===== MATERIAL PROVIDED

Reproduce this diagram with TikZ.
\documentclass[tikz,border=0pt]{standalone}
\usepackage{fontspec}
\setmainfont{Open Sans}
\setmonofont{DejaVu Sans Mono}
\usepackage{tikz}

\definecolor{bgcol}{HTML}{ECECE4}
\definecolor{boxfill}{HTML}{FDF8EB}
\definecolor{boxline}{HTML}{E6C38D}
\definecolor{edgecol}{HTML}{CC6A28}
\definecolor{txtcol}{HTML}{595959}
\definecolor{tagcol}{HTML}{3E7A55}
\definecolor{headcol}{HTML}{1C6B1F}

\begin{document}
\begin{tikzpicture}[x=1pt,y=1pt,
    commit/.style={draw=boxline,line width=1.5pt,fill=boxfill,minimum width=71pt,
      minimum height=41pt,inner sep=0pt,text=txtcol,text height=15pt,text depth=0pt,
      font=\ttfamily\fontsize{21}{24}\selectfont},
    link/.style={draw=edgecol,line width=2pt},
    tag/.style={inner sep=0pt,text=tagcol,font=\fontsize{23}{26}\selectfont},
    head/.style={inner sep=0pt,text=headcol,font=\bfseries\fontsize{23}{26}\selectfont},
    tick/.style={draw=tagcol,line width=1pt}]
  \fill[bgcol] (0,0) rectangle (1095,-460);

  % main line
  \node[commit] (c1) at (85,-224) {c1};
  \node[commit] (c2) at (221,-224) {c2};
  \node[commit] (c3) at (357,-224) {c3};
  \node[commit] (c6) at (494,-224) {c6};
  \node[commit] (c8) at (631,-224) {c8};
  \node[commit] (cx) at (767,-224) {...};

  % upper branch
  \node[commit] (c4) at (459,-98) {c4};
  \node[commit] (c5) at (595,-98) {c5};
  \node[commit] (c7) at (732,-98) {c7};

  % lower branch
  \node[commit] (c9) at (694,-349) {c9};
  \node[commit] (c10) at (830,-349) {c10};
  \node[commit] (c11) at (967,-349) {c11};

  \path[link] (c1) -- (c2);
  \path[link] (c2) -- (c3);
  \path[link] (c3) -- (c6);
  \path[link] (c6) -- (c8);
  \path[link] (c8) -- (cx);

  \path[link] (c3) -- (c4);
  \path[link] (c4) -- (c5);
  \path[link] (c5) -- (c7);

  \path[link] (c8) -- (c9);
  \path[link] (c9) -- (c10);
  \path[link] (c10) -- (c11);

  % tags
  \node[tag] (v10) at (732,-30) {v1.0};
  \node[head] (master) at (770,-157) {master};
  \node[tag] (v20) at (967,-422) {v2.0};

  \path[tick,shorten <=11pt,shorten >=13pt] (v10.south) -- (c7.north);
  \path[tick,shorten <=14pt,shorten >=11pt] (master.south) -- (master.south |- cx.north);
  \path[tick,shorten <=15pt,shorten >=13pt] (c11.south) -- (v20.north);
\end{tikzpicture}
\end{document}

==========

*DESCRIPTION OF THE TASK*: Reproduce the whole listing word for word.

*WORKED ANSWER*:
Reproduce this diagram with TikZ.
\documentclass[tikz,border=0pt]{standalone}
\usepackage{fontspec}
\setmainfont{Open Sans}
\setmonofont{DejaVu Sans Mono}
\usepackage{tikz}

\definecolor{bgcol}{HTML}{ECECE4}
\definecolor{boxfill}{HTML}{FDF8EB}
\definecolor{boxline}{HTML}{E6C38D}
\definecolor{edgecol}{HTML}{CC6A28}
\definecolor{txtcol}{HTML}{595959}
\definecolor{tagcol}{HTML}{3E7A55}
\definecolor{headcol}{HTML}{1C6B1F}

\begin{document}
\begin{tikzpicture}[x=1pt,y=1pt,
    commit/.style={draw=boxline,line width=1.5pt,fill=boxfill,minimum width=71pt,
      minimum height=41pt,inner sep=0pt,text=txtcol,text height=15pt,text depth=0pt,
      font=\ttfamily\fontsize{21}{24}\selectfont},
    link/.style={draw=edgecol,line width=2pt},
    tag/.style={inner sep=0pt,text=tagcol,font=\fontsize{23}{26}\selectfont},
    head/.style={inner sep=0pt,text=headcol,font=\bfseries\fontsize{23}{26}\selectfont},
    tick/.style={draw=tagcol,line width=1pt}]
  \fill[bgcol] (0,0) rectangle (1095,-460);

  % main line
  \node[commit] (c1) at (85,-224) {c1};
  \node[commit] (c2) at (221,-224) {c2};
  \node[commit] (c3) at (357,-224) {c3};
  \node[commit] (c6) at (494,-224) {c6};
  \node[commit] (c8) at (631,-224) {c8};
  \node[commit] (cx) at (767,-224) {...};

  % upper branch
  \node[commit] (c4) at (459,-98) {c4};
  \node[commit] (c5) at (595,-98) {c5};
  \node[commit] (c7) at (732,-98) {c7};

  % lower branch
  \node[commit] (c9) at (694,-349) {c9};
  \node[commit] (c10) at (830,-349) {c10};
  \node[commit] (c11) at (967,-349) {c11};

  \path[link] (c1) -- (c2);
  \path[link] (c2) -- (c3);
  \path[link] (c3) -- (c6);
  \path[link] (c6) -- (c8);
  \path[link] (c8) -- (cx);

  \path[link] (c3) -- (c4);
  \path[link] (c4) -- (c5);
  \path[link] (c5) -- (c7);

  \path[link] (c8) -- (c9);
  \path[link] (c9) -- (c10);
  \path[link] (c10) -- (c11);

  % tags
  \node[tag] (v10) at (732,-30) {v1.0};
  \node[head] (master) at (770,-157) {master};
  \node[tag] (v20) at (967,-422) {v2.0};

  \path[tick,shorten <=11pt,shorten >=13pt] (v10.south) -- (c7.north);
  \path[tick,shorten <=14pt,shorten >=11pt] (master.south) -- (master.south |- cx.north);
  \path[tick,shorten <=15pt,shorten >=13pt] (c11.south) -- (v20.north);
\end{tikzpicture}
\end{document}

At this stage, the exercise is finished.